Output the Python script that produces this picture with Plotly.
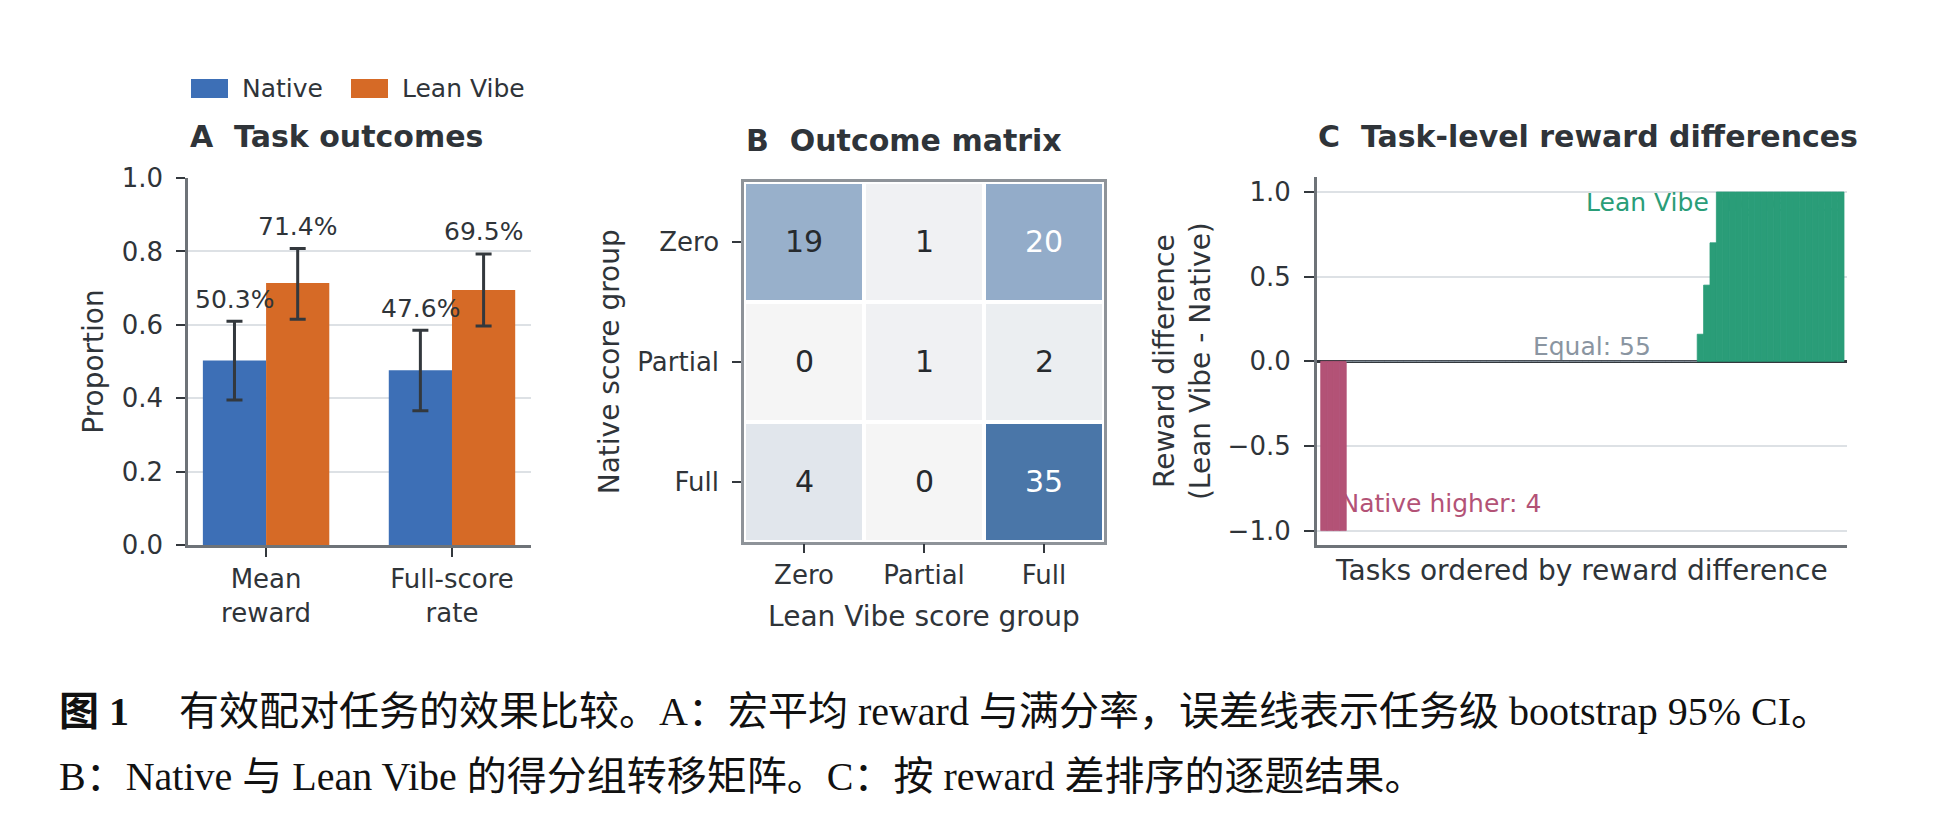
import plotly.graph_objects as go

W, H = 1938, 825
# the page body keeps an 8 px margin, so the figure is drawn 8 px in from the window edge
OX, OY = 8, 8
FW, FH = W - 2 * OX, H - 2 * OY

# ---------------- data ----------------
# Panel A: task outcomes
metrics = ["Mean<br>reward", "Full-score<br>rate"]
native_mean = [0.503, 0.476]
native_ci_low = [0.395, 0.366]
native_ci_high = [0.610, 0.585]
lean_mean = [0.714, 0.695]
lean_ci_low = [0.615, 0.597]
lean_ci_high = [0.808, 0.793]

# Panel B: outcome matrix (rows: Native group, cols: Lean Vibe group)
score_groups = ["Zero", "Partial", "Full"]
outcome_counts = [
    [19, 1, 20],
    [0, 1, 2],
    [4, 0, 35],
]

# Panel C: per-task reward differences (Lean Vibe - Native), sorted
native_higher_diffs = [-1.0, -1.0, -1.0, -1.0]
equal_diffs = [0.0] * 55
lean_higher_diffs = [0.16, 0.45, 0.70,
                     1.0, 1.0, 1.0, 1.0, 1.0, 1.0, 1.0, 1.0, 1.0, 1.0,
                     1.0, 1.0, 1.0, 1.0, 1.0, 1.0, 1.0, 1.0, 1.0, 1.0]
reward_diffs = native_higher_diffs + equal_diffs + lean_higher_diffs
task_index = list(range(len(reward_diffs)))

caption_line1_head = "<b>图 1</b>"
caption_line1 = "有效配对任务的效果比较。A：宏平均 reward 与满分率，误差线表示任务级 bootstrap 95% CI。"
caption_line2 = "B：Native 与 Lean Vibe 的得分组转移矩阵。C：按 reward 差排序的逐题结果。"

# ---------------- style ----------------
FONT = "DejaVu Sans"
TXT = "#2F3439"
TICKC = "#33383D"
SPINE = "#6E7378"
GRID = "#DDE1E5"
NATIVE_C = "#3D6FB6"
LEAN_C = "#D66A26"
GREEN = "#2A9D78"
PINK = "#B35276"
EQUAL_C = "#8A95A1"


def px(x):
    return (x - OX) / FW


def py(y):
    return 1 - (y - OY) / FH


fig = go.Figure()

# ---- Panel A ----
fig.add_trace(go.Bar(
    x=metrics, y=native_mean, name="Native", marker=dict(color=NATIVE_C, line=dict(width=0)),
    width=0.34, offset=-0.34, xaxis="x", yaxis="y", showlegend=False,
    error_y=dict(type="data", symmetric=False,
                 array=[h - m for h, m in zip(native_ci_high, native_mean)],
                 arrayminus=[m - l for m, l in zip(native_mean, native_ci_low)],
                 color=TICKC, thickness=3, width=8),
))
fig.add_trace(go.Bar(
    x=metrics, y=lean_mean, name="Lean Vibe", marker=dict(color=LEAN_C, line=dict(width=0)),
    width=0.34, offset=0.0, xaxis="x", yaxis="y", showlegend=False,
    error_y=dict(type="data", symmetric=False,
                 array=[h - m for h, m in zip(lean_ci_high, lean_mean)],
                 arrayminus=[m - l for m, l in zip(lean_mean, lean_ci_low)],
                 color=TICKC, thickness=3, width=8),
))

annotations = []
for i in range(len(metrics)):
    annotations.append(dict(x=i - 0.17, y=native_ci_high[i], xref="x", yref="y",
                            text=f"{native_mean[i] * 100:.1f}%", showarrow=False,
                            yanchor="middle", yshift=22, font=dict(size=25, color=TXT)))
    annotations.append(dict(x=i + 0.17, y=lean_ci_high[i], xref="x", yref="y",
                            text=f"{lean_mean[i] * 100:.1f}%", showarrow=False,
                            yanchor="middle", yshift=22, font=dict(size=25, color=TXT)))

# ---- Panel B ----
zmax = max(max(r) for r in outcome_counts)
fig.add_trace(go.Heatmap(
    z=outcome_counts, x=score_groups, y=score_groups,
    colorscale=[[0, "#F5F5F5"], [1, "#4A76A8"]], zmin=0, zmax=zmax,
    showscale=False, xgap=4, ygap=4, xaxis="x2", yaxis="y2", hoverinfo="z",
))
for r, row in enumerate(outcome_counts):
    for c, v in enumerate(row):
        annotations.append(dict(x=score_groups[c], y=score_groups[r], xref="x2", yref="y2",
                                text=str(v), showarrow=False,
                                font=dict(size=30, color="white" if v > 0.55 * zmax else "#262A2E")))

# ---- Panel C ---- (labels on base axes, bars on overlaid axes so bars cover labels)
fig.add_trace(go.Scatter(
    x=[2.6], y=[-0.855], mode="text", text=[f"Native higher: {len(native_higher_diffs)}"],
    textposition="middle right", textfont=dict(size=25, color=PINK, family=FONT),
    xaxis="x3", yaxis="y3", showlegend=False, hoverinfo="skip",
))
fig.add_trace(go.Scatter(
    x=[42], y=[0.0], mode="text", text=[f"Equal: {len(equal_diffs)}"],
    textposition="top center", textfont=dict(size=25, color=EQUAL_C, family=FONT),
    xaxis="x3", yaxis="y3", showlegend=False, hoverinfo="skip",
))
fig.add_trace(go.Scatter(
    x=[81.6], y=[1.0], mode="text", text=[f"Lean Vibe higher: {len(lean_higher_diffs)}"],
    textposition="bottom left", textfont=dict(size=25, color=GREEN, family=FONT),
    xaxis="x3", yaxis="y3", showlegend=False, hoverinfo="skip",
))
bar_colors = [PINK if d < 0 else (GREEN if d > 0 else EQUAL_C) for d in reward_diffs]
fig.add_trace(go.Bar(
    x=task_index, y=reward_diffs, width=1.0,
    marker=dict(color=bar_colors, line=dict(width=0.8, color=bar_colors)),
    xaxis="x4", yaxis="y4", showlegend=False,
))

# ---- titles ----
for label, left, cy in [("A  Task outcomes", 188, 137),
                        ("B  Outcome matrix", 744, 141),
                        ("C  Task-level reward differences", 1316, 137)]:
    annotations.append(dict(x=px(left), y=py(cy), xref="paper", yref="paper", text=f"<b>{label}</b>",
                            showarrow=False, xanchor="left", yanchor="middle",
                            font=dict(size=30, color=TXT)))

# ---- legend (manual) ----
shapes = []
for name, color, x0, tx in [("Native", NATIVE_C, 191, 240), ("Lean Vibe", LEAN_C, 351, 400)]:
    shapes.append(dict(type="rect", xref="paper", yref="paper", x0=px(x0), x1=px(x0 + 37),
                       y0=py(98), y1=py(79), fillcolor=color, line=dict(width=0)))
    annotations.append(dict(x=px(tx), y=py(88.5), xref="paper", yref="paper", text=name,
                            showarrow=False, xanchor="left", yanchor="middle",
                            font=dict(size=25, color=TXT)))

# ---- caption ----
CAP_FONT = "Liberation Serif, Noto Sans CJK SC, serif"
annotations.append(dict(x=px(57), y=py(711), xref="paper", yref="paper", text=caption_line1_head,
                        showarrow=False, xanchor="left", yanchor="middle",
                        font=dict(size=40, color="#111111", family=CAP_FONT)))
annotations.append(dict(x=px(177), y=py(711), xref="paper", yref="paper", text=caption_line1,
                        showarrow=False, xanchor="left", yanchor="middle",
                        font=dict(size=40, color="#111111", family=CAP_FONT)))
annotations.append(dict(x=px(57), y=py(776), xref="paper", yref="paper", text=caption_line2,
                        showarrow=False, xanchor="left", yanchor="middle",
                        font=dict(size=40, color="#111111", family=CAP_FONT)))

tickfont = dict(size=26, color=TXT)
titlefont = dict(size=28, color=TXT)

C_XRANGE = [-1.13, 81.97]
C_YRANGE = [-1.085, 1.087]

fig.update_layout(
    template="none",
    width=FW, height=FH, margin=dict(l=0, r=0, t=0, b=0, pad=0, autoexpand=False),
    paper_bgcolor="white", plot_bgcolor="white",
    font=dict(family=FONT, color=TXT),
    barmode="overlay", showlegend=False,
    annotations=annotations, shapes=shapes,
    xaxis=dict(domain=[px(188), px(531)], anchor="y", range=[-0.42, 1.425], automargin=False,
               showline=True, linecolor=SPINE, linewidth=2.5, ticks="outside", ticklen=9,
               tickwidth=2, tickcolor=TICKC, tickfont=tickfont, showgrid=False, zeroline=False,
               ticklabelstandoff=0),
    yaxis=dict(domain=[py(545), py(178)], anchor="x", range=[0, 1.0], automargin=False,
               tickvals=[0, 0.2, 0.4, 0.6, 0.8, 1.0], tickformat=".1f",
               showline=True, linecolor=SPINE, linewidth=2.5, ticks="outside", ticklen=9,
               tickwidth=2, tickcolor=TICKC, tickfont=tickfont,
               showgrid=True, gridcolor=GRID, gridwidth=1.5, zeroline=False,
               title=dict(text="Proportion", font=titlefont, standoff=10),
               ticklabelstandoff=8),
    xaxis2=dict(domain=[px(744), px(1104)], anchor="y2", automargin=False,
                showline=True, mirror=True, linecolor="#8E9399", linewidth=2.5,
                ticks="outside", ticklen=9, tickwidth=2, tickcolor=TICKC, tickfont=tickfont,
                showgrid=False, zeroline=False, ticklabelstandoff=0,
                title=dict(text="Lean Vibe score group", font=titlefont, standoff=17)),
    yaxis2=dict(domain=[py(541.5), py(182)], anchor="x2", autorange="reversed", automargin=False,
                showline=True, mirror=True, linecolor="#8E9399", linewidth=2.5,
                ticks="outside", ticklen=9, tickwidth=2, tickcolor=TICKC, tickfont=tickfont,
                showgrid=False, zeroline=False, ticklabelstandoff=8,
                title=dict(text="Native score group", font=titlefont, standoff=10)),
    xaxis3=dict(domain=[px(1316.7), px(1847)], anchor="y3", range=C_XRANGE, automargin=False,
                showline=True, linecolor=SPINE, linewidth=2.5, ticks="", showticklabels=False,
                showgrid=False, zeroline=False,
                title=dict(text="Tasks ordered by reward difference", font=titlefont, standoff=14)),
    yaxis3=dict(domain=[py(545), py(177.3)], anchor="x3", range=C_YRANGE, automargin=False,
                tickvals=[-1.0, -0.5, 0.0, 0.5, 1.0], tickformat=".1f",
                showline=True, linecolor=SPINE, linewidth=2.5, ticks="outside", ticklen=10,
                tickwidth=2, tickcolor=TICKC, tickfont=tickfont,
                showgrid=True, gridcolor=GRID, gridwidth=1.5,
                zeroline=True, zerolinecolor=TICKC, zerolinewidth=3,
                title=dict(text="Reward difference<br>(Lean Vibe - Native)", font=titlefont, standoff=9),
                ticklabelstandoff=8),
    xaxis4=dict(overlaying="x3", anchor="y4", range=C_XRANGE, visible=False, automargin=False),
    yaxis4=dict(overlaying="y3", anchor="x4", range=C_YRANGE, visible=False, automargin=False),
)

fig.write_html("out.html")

...

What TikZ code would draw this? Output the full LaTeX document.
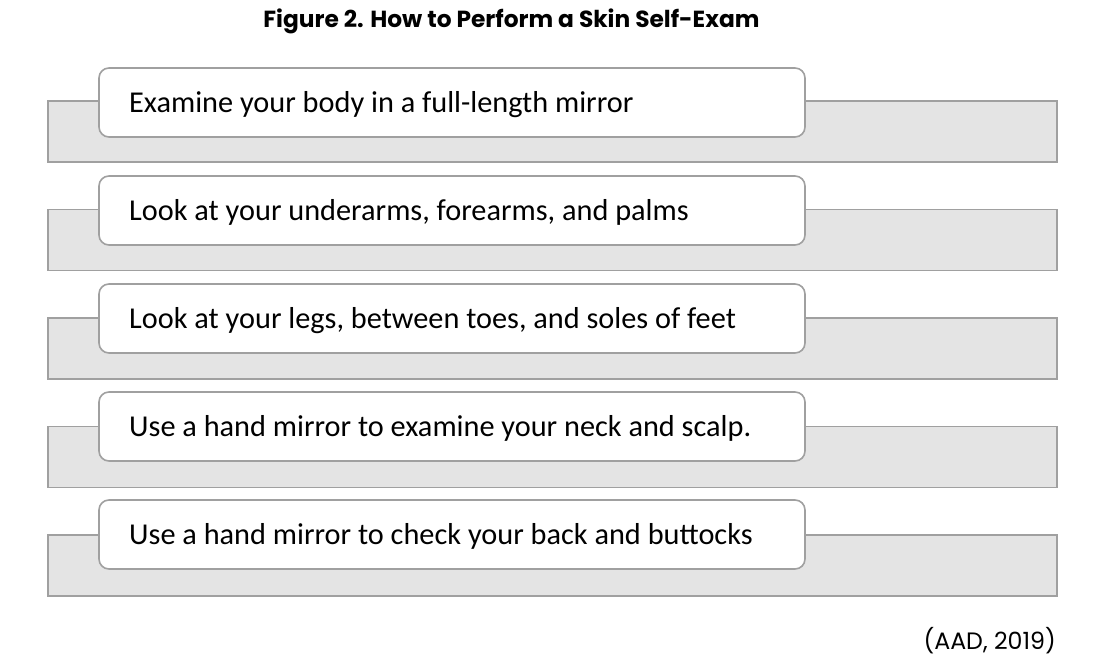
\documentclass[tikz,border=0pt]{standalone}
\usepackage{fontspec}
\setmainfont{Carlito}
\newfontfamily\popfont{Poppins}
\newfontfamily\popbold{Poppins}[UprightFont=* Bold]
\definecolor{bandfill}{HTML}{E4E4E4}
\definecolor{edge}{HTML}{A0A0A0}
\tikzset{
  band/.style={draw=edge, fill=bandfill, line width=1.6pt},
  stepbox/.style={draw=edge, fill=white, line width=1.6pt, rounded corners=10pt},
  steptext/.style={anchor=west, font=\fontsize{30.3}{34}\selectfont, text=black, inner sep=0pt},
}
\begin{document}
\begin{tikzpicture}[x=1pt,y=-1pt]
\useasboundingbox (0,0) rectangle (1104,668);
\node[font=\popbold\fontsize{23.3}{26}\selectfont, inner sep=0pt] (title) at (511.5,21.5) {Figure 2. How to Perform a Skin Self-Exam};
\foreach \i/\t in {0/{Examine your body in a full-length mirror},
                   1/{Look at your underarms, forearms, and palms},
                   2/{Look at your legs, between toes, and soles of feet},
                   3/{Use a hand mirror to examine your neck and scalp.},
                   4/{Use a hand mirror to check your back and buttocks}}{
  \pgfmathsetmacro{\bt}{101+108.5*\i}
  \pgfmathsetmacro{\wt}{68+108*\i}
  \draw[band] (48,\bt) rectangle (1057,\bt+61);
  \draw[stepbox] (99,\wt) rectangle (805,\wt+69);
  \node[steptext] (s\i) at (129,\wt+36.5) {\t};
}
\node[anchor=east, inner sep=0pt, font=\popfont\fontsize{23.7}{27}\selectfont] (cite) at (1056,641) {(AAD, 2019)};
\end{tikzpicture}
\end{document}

==

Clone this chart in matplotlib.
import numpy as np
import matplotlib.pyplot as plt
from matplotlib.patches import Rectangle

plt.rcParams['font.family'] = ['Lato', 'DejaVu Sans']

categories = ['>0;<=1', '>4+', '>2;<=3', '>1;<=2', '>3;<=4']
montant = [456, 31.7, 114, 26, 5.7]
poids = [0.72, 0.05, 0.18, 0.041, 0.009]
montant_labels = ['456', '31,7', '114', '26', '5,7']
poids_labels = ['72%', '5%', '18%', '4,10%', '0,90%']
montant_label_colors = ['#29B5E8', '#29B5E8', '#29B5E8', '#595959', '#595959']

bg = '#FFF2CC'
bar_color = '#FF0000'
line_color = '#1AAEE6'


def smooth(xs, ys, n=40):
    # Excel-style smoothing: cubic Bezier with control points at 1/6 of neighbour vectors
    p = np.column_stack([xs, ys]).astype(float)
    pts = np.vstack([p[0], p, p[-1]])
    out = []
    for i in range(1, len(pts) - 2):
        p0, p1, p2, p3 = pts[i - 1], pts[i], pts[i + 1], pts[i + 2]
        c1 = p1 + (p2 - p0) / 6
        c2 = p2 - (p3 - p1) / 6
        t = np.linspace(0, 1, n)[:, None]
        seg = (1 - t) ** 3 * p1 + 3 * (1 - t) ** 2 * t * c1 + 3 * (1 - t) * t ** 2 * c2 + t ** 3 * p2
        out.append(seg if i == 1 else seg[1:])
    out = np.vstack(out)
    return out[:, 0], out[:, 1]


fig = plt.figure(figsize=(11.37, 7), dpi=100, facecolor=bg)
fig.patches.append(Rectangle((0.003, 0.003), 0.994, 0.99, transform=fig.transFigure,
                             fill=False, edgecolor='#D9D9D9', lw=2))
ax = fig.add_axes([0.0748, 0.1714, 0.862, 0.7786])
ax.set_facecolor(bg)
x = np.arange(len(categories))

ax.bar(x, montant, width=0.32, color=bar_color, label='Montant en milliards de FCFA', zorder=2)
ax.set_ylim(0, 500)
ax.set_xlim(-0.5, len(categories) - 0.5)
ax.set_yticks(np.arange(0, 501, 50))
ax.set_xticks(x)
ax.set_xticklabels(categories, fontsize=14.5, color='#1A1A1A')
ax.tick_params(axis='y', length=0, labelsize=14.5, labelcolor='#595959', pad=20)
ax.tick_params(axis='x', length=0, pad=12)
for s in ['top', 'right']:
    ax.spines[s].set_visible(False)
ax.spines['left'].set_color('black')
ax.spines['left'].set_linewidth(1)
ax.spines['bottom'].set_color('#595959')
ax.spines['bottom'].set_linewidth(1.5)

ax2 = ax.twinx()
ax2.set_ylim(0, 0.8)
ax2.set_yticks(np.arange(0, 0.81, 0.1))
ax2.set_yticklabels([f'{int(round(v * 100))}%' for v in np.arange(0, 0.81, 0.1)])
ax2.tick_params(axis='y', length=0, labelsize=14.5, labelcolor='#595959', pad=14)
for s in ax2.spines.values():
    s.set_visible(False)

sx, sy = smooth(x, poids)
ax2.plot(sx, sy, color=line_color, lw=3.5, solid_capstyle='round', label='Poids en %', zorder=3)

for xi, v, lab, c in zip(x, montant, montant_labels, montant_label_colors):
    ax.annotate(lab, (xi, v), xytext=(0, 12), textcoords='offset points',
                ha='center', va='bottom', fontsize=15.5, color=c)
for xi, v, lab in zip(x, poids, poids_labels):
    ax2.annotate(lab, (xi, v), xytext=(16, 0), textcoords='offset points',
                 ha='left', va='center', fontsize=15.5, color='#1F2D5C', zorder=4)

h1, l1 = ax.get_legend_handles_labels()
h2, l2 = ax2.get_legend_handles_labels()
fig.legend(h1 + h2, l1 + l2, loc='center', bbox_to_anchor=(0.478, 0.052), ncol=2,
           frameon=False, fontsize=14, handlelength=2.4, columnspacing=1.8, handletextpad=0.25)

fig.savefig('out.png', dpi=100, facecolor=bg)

## [Problem statement]
Each line from the one bearing "Clone this chart in matplotlib." through the one bearing "plt.rcParams['font.family'] = ['Lato', 'DejaVu" is to be duplicated without change; all remaining lines are to be left out.

## [Output for this exercise]
Clone this chart in matplotlib.
import numpy as np
import matplotlib.pyplot as plt
from matplotlib.patches import Rectangle

plt.rcParams['font.family'] = ['Lato', 'DejaVu Sans']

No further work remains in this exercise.